De overheid droeg voorheen publieke taken deels over aan de markt, waardoor verantwoordelijkheden diffuus werden. Wie is er verantwoordelijk als de treinenloop weer eens ernstig verstoord is? Bovendien vertilde de overheid zich geregeld aan grote projecten, zoals de aanleg van de HSL, Betuwelijn en de Noord-Zuidlijn. Dat aansluiting op het Europese net van snelle treinen, een betere verbinding via goederenspoor met Duitsland en ondergronds vervoer in de Amsterdamse binnenstad ook voordelen oplevert, komt daardoor wel erg in de verdrukking.

Het eerste decennium werd verder gekenmerkt door toenemende hyperigheid. Een tamelijk futiel bericht wordt vaak in andere media gevolgd door een reeks van gelijkluidende berichten. Snelheid lijkt daarbij voorrang te hebben boven zorgvuldigheid en nuance. Het aantal zenders zorgt evenmin automatisch voor een grotere diversiteit in de media. Soms worden hypes 'gecultiveerd'. Het programma Eén Vandaag besteedde in 2009 in liefst vier achtereenvolgende dagen aandacht aan het relletje rond burgemeester Wolfsen. Veel burgers volstaan bovendien voor hun eigen nieuwsvoorziening met het lezen van gratis treinkranten, teletekstberichten of nu.nl-achtige sites. Duiding en context ontbreken dan.

Tegenover dat ogenschijnlijk sombere beeld staan gelukkig enkele positieve signalen. Het beeld lijkt te kenteren.
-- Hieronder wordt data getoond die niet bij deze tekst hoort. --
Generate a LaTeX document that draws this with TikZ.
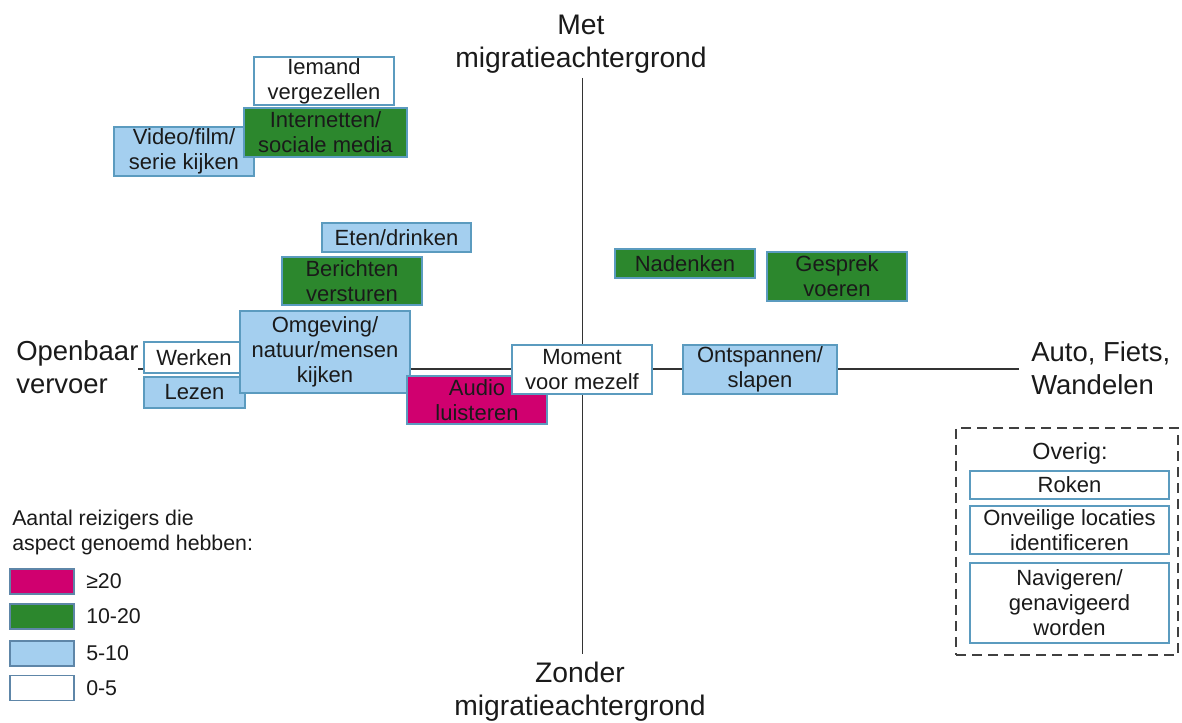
\documentclass[tikz,border=0pt]{standalone}
\usepackage{fontspec}
\setmainfont{Liberation Sans}
\definecolor{lblue}{HTML}{A4CFEF}
\definecolor{dgreen}{HTML}{2C872D}
\definecolor{magentafill}{HTML}{D0006F}
\definecolor{boxline}{HTML}{5B9BBF}
\definecolor{swline}{HTML}{5E86A8}
\definecolor{axisgray}{HTML}{333333}
\definecolor{dashgray}{HTML}{404040}
\definecolor{ink}{HTML}{1A1A1A}
\newcommand\figboxfont{\fontsize{16.5}{18.75}\selectfont}
\newcommand\figaxisfont{\fontsize{20.6}{24.5}\selectfont}
\newcommand\figvaxisfont{\fontsize{21.2}{24.5}\selectfont}
\newcommand\figlegfont{\fontsize{16}{18.75}\selectfont}
\begin{document}
\begin{tikzpicture}[x=0.75pt,y=-0.75pt,
  sz/.style 2 args={minimum width=#1*0.75pt,minimum height=#2*0.75pt},
  box/.style={draw=boxline,line width=0.9pt,inner sep=0pt,align=center,font=\figboxfont,text=ink},
  whitebox/.style={box,fill=white},
  bluebox/.style={box,fill=lblue},
  greenbox/.style={box,fill=dgreen},
  pinkbox/.style={box,fill=magentafill},
  axislabel/.style={inner sep=0pt,font=\figaxisfont,text=ink},
  axisline/.style={draw=axisgray,line width=1.4pt},
  swatch/.style={draw=swline,line width=1.3pt,sz={64}{25},inner sep=0pt},
  leglabel/.style={inner sep=0pt,anchor=west,font=\figlegfont,text=ink},
  ]
\useasboundingbox (0,0) rectangle (1182,723);

% axes
\coordinate (vtop) at (582.5,78);
\coordinate (vbot) at (582.5,654);
\coordinate (hleft) at (138,369);
\coordinate (hright) at (1019,369);
\draw[axisline] (vtop) -- (vbot);
\draw[axisline] (hleft) -- (hright);

% axis labels
\node[axislabel,font=\figvaxisfont,align=center] (met) at (581,44) {Met\\migratieachtergrond};
\node[axislabel,font=\figvaxisfont,align=center] (zonder) at (580,692) {Zonder\\migratieachtergrond};
\node[axislabel,align=left,anchor=west] (ov) at (16,367) {Openbaar\\vervoer};
\node[axislabel,align=left,anchor=west] (afw) at (1031,368) {Auto, Fiets,\\Wandelen};

% activities
\node[whitebox,sz={140}{48}] (iemand) at (324,81) {Iemand\\vergezellen};
\node[bluebox,sz={140}{49}] (video) at (184,151.5) {Video/film/\\serie kijken};
\node[greenbox,sz={163}{49}] (internet) at (325.5,132.5) {Internetten/\\sociale media};
\node[bluebox,sz={149}{29}] (eten) at (396.5,237.5) {Eten/drinken};
\node[greenbox,sz={140}{48}] (berichten) at (352,281) {Berichten\\versturen};
\node[whitebox,sz={100}{31}] (werken) at (194,357.5) {Werken};
\node[bluebox,sz={101}{31}] (lezen) at (194.5,392.5) {Lezen};
\node[bluebox,sz={170}{82}] (omgeving) at (325,352) {Omgeving/\\natuur/mensen\\kijken};
\node[pinkbox,sz={140}{48}] (audio) at (477,400) {Audio\\luisteren};
\node[whitebox,sz={140}{49}] (moment) at (582,369.5) {Moment\\voor mezelf};
\node[greenbox,sz={140}{29}] (nadenken) at (685,263.5) {Nadenken};
\node[greenbox,sz={140}{49}] (gesprek) at (837,276.5) {Gesprek\\voeren};
\node[bluebox,sz={154}{49}] (ontspannen) at (760,369.5) {Ontspannen/\\slapen};

% legend
\node[inner sep=0pt,anchor=west,align=left,font=\figlegfont,text=ink] (legtitle) at (12,532.5)
  {Aantal reizigers die\\aspect genoemd hebben:};
\node[swatch,fill=magentafill] (s20) at (42,581.5) {};
\node[swatch,fill=dgreen] (s10) at (42,616.5) {};
\node[swatch,fill=lblue] (s5) at (42,653.5) {};
\node[swatch,fill=white] (s0) at (42,688) {};
\node[leglabel] (l20) at (86,581.5) {≥20};
\node[leglabel] (l10) at (86,616.5) {10-20};
\node[leglabel] (l5) at (86,653.5) {5-10};
\node[leglabel] (l0) at (86,688) {0-5};

% other activities
\node[draw=dashgray,line width=1.1pt,dash pattern=on 7.5pt off 4.5pt,sz={222}{227}] (otherbox) at (1067,541.5) {};
\node[inner sep=0pt,font=\fontsize{17.5}{21}\selectfont,text=ink] (overig) at (1070,453) {Overig:};
\node[whitebox,sz={199}{28}] (roken) at (1069.5,485) {Roken};
\node[whitebox,sz={199}{48}] (onveilig) at (1069.5,530) {Onveilige locaties\\identificeren};
\node[whitebox,sz={199}{80}] (navigeren) at (1069.5,603) {Navigeren/\\genavigeerd\\worden};
\end{tikzpicture}
\end{document}
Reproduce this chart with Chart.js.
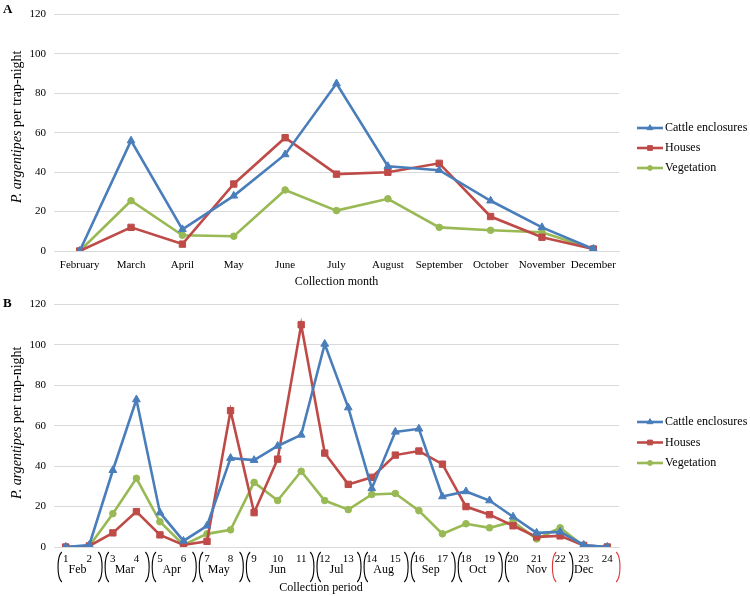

Politici erkennen inmiddels dat zij te vaak aandacht besteden aan incidenten, burgers lijken steeds meer te beseffen dat aanpak van problemen soms meer tijd vergt, en het lerend vermogen van de overheid neemt toe.

Het is echter te hopen dat in het nieuwe decennium enkele 'oude' waarden worden hervonden. Gemeenschapszin en tolerantie in plaats van individualisme en uitsluiting, relativering en begrip in plaats van een cultuur van 'afrekenen', bedachtzaamheid in plaats van hyperigheid en overhaaste oordelen en een positief-kritische inslag in plaats van cynisme of wantrouwen. Politieke partijen, maar vooral ook burgers zelf zullen dat moeten realiseren.